Fixing the fundamental problem would require rewiring the prison’s safety systems to allow manual override of the boiler shutdown, and re-plumbing to separate water heating from cell heating systems. But both solutions would require closing wings and moving prisoners – something the overstretched prison service refuses to contemplate.
The government has recently increased pressure on the system by jailing protesters from recent London demonstrations, adding to an already critical capacity crisis that leaves little room for essential maintenance work.
Human cost behind stone walls
As London enjoys another scorching day, spare a thought for the men locked behind Wandsworth’s Victorian walls. While we debate whether to turn on our air conditioning or complain about the heat in our offices, hundreds of prisoners face temperatures that would be considered dangerous in any other setting.
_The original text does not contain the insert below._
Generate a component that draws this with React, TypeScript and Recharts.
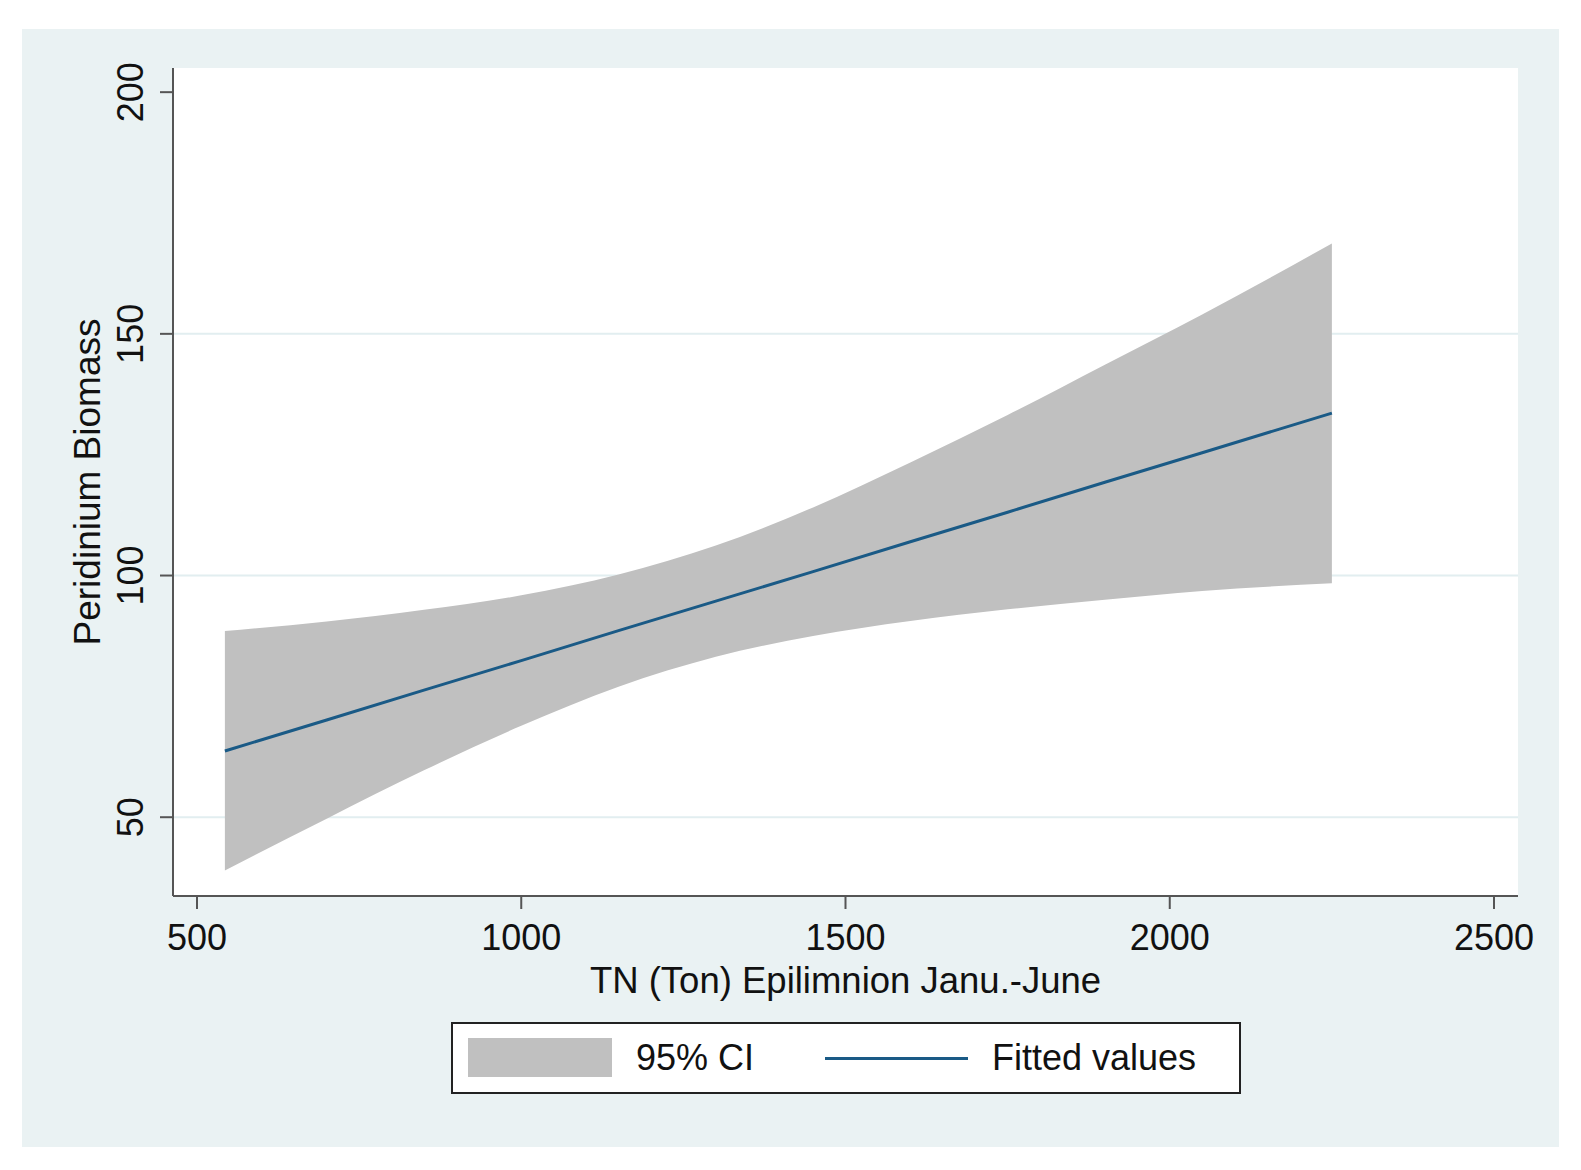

Their only crime may have been failing to pay a fine, awaiting trial for alleged offenses, or serving sentences for minor infractions. Yet they endure conditions that transform punishment into potential torture, victims of a system that prioritises cost-cutting over basic human dignity.
In a prison where only around 10% of prisoners have access to education, training or work, and where just 40 men per week – out of 1,500 inmates – can visit the library due to staff shortages, the heat crisis represents one more way that Britain’s criminal justice system fails those it claims to rehabilitate.
As temperatures are set to soar again this week, the men of Wandsworth Prison will strip down to their underwear once more, press their bodies against stone floors, and wait for night to bring modest relief. All while the rest of us remain free to escape the heat that they cannot.